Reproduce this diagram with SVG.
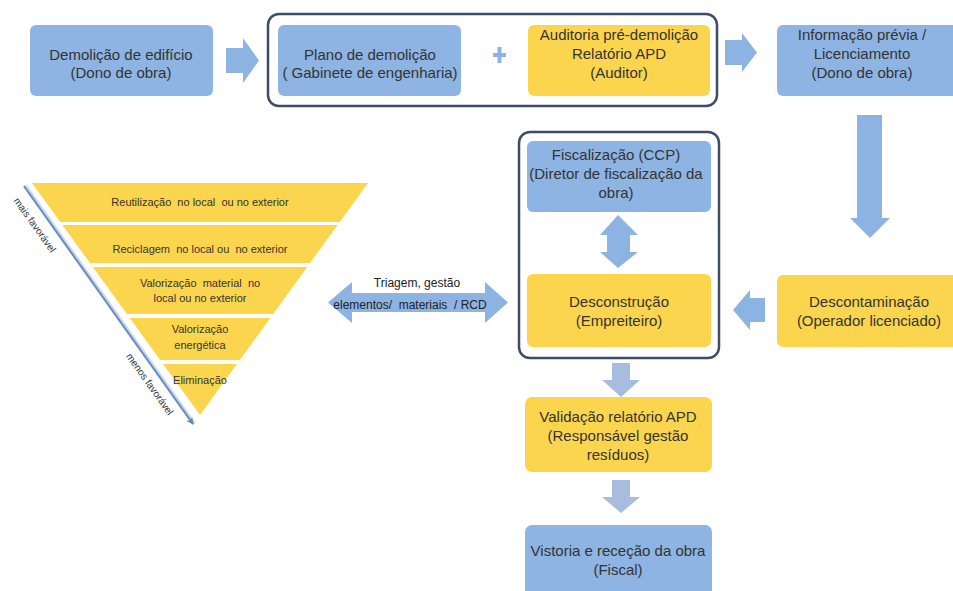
<svg xmlns="http://www.w3.org/2000/svg" width="953" height="591" viewBox="0 0 953 591">
<style>
  .blue { fill: #8DB4E2; }
  .yellow { fill: #FCD54E; }
  .arrow { fill: #8DB3E2; }
  .arrowL { fill: #A7BCDF; }
  .frame { fill: none; stroke: #3E4D66; stroke-width: 2.5; }
  .t { font-family: "Liberation Sans", Arial, sans-serif; font-size: 15px; fill: #333333; text-anchor: middle; }
  .s { font-family: "Liberation Sans", Arial, sans-serif; font-size: 11px; fill: #333333; text-anchor: middle; }
  .m { font-family: "Liberation Sans", Arial, sans-serif; font-size: 12px; fill: #222222; text-anchor: middle; }
  .r { font-family: "Liberation Sans", Arial, sans-serif; font-size: 10px; fill: #333333; text-anchor: middle; }
</style>
<defs>
  <clipPath id="tri"><polygon points="32,183 368,183 200,415"/></clipPath>
  <marker id="ah" viewBox="0 0 10 10" refX="9" refY="5" markerWidth="7" markerHeight="7" orient="auto" markerUnits="userSpaceOnUse">
    <path d="M0,0 L10,5 L0,10 L3,5 Z" fill="#5F84BA"/>
  </marker>
</defs>
<rect width="953" height="591" fill="#ffffff"/>

<!-- frames -->
<rect class="frame" x="268" y="14" width="449" height="92" rx="11"/>
<rect class="frame" x="519" y="132" width="200" height="226" rx="11"/>

<g id="n-demolicao">
  <rect class="blue" x="30" y="25" width="183" height="71" rx="6"/>
  <text class="t" x="121" y="60">Demolição de edifício</text>
  <text class="t" x="121" y="78">(Dono de obra)</text>
</g>
<g id="n-plano">
  <rect class="blue" x="278" y="25" width="183" height="71" rx="6"/>
  <text class="t" x="370" y="60">Plano de demolição</text>
  <text class="t" x="370" y="78">( Gabinete de engenharia)</text>
</g>
<g id="n-plus">
  <rect class="arrow" x="493" y="53" width="13" height="4"/>
  <rect class="arrow" x="497.5" y="47" width="4" height="16"/>
</g>
<g id="n-auditoria">
  <rect class="yellow" x="528" y="25" width="182" height="71" rx="6"/>
  <text class="t" x="619" y="40">Auditoria pré-demolição</text>
  <text class="t" x="619" y="59">Relatório APD</text>
  <text class="t" x="619" y="78">(Auditor)</text>
</g>
<g id="n-informacao">
  <rect class="blue" x="777" y="25" width="186" height="71" rx="6"/>
  <text class="t" x="862" y="40">Informação prévia /</text>
  <text class="t" x="862" y="59">Licenciamento</text>
  <text class="t" x="862" y="78">(Dono de obra)</text>
</g>
<g id="n-fiscalizacao">
  <rect class="blue" x="527" y="141" width="184" height="71" rx="6"/>
  <text class="t" x="616" y="160">Fiscalização (CCP)</text>
  <text class="t" x="616" y="179">(Diretor de fiscalização da</text>
  <text class="t" x="616" y="198">obra)</text>
</g>
<g id="n-desconstrucao">
  <rect class="yellow" x="527" y="274" width="184" height="73" rx="6"/>
  <text class="t" x="619" y="307">Desconstrução</text>
  <text class="t" x="619" y="326">(Empreiteiro)</text>
</g>
<g id="n-descontaminacao">
  <rect class="yellow" x="777" y="275" width="186" height="72" rx="6"/>
  <text class="t" x="869" y="307">Descontaminação</text>
  <text class="t" x="869" y="326">(Operador licenciado)</text>
</g>
<g id="n-validacao">
  <rect class="yellow" x="525" y="397" width="187" height="75" rx="7"/>
  <text class="t" x="618" y="422">Validação relatório APD</text>
  <text class="t" x="618" y="441">(Responsável gestão</text>
  <text class="t" x="618" y="460">resíduos)</text>
</g>
<g id="n-vistoria">
  <rect class="blue" x="525" y="525" width="187" height="75" rx="7"/>
  <text class="t" x="618" y="556">Vistoria e receção da obra</text>
  <text class="t" x="618" y="575">(Fiscal)</text>
</g>

<g id="n-piramide">
  <g clip-path="url(#tri)" fill="#FCD54E">
    <rect x="0" y="183" width="400" height="39"/>
    <rect x="0" y="225" width="400" height="38"/>
    <rect x="0" y="267" width="400" height="47"/>
    <rect x="0" y="318" width="400" height="42"/>
    <rect x="0" y="364" width="400" height="52"/>
  </g>
  <text class="s" x="200" y="206" xml:space="preserve">Reutilização  no local  ou no exterior</text>
  <text class="s" x="200" y="253" xml:space="preserve">Reciclagem  no local ou  no exterior</text>
  <text class="s" x="200" y="287" xml:space="preserve">Valorização  material  no</text>
  <text class="s" x="200" y="302">local ou no exterior</text>
  <text class="s" x="200" y="333">Valorização</text>
  <text class="s" x="200" y="349">energética</text>
  <text class="s" x="200" y="384">Eliminação</text>
  <line x1="25" y1="186" x2="194" y2="424" stroke="#C9D8EE" stroke-width="4"/>
  <line x1="24" y1="186" x2="193" y2="424" stroke="#6A8DC0" stroke-width="2" marker-end="url(#ah)"/>
  <text class="r" transform="translate(32,227) rotate(54.5)">mais favorável</text>
  <text class="r" transform="translate(147,386) rotate(54.5)">menos favorável</text>
</g>

<g id="connectors">
  <path class="arrow" d="M226,48 H243 V38 L259,60.5 L243,83 V73 H226 Z"/>
  <path class="arrow" d="M725,40 H742 V33 L757,52.5 L742,72 V65 H725 Z"/>
  <path class="arrow" d="M857,115 H882 V218 H890 L870,238 L850,218 H857 Z"/>
  <path class="arrow" d="M765,298 V322 H750 V330 L733,310 L750,290 V298 Z"/>
  <path class="arrow" d="M618,215 L638,235 H630 V252 H638 L618,268 L600,252 H607 V235 H600 Z"/>
  <path class="arrow" d="M328,302.5 L352,282 V293 H485 V282 L508,302.5 L485,323 V312 H352 V323 Z"/>
  <path class="arrowL" d="M612,363 H630 V380 H640 L621,397 L602,380 H612 Z"/>
  <path class="arrowL" d="M612,480 H630 V497 H640 L621,513 L602,497 H612 Z"/>
  <text class="m" x="417" y="287">Triagem, gestão</text>
  <text class="m" x="410" y="309" xml:space="preserve">elementos/  materiais  / RCD</text>
</g>
</svg>
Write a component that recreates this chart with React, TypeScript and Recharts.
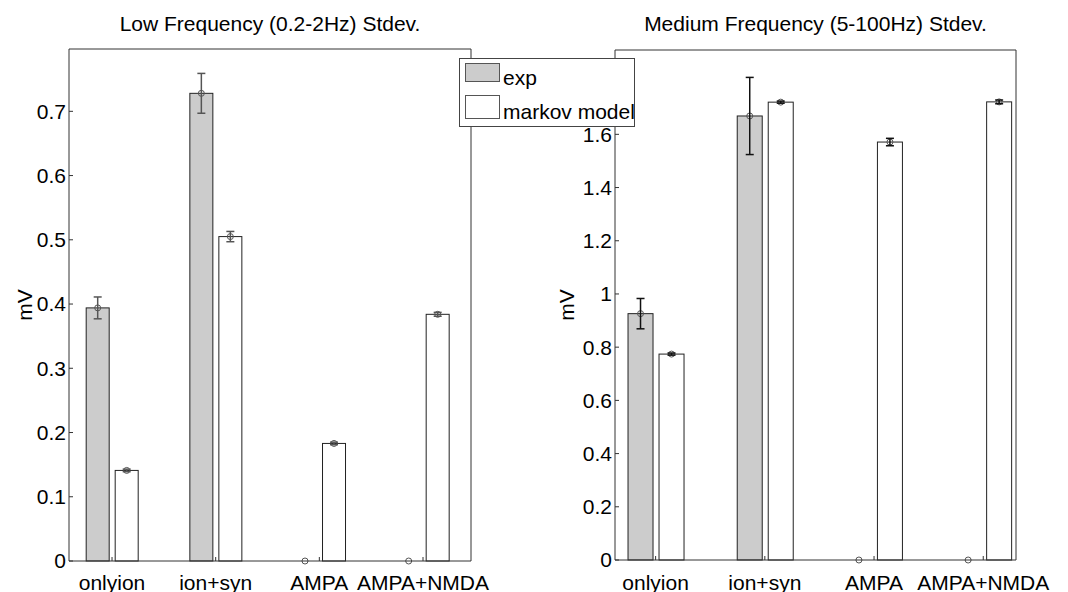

++++++++++

- [Required work]: Pick out the lines above that hold the string "with" and show them.

- [Solution to this problem]:
Reproduce this diagram with SVG.
Write a component that recreates this chart with React, TypeScript and Recharts.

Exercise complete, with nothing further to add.